Objective: Repeat every line of the listing below exactly, minus the pictures.

Dataset extract:
· · ·

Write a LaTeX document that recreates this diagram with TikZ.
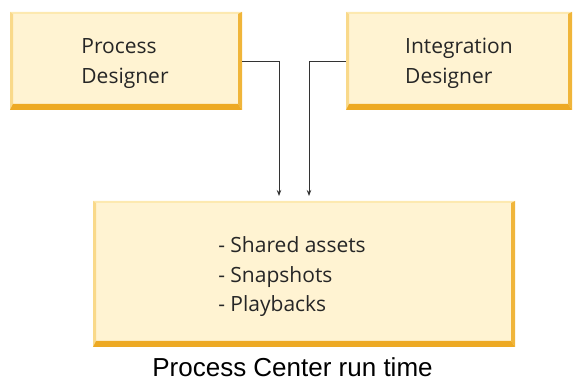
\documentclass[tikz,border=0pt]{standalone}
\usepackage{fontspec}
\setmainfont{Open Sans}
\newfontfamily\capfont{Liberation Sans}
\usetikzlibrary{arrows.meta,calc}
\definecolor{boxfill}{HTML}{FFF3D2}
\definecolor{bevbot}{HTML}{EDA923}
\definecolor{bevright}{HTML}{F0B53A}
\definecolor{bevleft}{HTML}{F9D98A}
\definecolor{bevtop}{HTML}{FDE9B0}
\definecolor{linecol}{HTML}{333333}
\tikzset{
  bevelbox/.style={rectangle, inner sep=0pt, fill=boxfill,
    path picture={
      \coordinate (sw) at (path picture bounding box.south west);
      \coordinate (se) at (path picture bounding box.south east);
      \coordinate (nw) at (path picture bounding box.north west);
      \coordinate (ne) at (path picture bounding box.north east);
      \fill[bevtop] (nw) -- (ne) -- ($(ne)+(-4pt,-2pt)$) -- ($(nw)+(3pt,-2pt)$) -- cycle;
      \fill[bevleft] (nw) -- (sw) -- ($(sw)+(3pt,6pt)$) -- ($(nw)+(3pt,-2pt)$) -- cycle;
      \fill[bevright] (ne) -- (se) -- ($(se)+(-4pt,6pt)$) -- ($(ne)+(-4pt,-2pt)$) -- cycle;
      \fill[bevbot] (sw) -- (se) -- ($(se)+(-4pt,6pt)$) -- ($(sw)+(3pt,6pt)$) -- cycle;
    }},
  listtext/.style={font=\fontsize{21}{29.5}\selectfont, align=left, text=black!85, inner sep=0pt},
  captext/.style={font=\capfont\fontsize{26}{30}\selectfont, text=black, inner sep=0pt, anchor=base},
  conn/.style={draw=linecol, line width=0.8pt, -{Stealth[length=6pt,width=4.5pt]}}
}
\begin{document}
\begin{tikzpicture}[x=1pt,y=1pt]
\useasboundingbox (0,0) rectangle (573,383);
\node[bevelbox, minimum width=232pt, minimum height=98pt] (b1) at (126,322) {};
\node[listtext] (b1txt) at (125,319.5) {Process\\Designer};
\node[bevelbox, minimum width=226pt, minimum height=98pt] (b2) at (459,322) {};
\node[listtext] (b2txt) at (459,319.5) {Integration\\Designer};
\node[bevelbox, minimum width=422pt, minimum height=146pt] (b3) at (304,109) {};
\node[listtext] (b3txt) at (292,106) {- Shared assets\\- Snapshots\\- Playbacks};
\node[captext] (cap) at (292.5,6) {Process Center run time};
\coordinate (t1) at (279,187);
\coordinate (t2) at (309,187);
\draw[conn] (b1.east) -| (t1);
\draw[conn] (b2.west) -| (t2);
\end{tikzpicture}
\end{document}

· · ·

Final answer:
Write a LaTeX document that recreates this diagram with TikZ.
\documentclass[tikz,border=0pt]{standalone}
\usepackage{fontspec}
\setmainfont{Open Sans}
\newfontfamily\capfont{Liberation Sans}
\usetikzlibrary{arrows.meta,calc}
\definecolor{boxfill}{HTML}{FFF3D2}
\definecolor{bevbot}{HTML}{EDA923}
\definecolor{bevright}{HTML}{F0B53A}
\definecolor{bevleft}{HTML}{F9D98A}
\definecolor{bevtop}{HTML}{FDE9B0}
\definecolor{linecol}{HTML}{333333}
\tikzset{
  bevelbox/.style={rectangle, inner sep=0pt, fill=boxfill,
    path picture={
      \coordinate (sw) at (path picture bounding box.south west);
      \coordinate (se) at (path picture bounding box.south east);
      \coordinate (nw) at (path picture bounding box.north west);
      \coordinate (ne) at (path picture bounding box.north east);
      \fill[bevtop] (nw) -- (ne) -- ($(ne)+(-4pt,-2pt)$) -- ($(nw)+(3pt,-2pt)$) -- cycle;
      \fill[bevleft] (nw) -- (sw) -- ($(sw)+(3pt,6pt)$) -- ($(nw)+(3pt,-2pt)$) -- cycle;
      \fill[bevright] (ne) -- (se) -- ($(se)+(-4pt,6pt)$) -- ($(ne)+(-4pt,-2pt)$) -- cycle;
      \fill[bevbot] (sw) -- (se) -- ($(se)+(-4pt,6pt)$) -- ($(sw)+(3pt,6pt)$) -- cycle;
    }},
  listtext/.style={font=\fontsize{21}{29.5}\selectfont, align=left, text=black!85, inner sep=0pt},
  captext/.style={font=\capfont\fontsize{26}{30}\selectfont, text=black, inner sep=0pt, anchor=base},
  conn/.style={draw=linecol, line width=0.8pt, -{Stealth[length=6pt,width=4.5pt]}}
}
\begin{document}
\begin{tikzpicture}[x=1pt,y=1pt]
\useasboundingbox (0,0) rectangle (573,383);
\node[bevelbox, minimum width=232pt, minimum height=98pt] (b1) at (126,322) {};
\node[listtext] (b1txt) at (125,319.5) {Process\\Designer};
\node[bevelbox, minimum width=226pt, minimum height=98pt] (b2) at (459,322) {};
\node[listtext] (b2txt) at (459,319.5) {Integration\\Designer};
\node[bevelbox, minimum width=422pt, minimum height=146pt] (b3) at (304,109) {};
\node[listtext] (b3txt) at (292,106) {- Shared assets\\- Snapshots\\- Playbacks};
\node[captext] (cap) at (292.5,6) {Process Center run time};
\coordinate (t1) at (279,187);
\coordinate (t2) at (309,187);
\draw[conn] (b1.east) -| (t1);
\draw[conn] (b2.west) -| (t2);
\end{tikzpicture}
\end{document}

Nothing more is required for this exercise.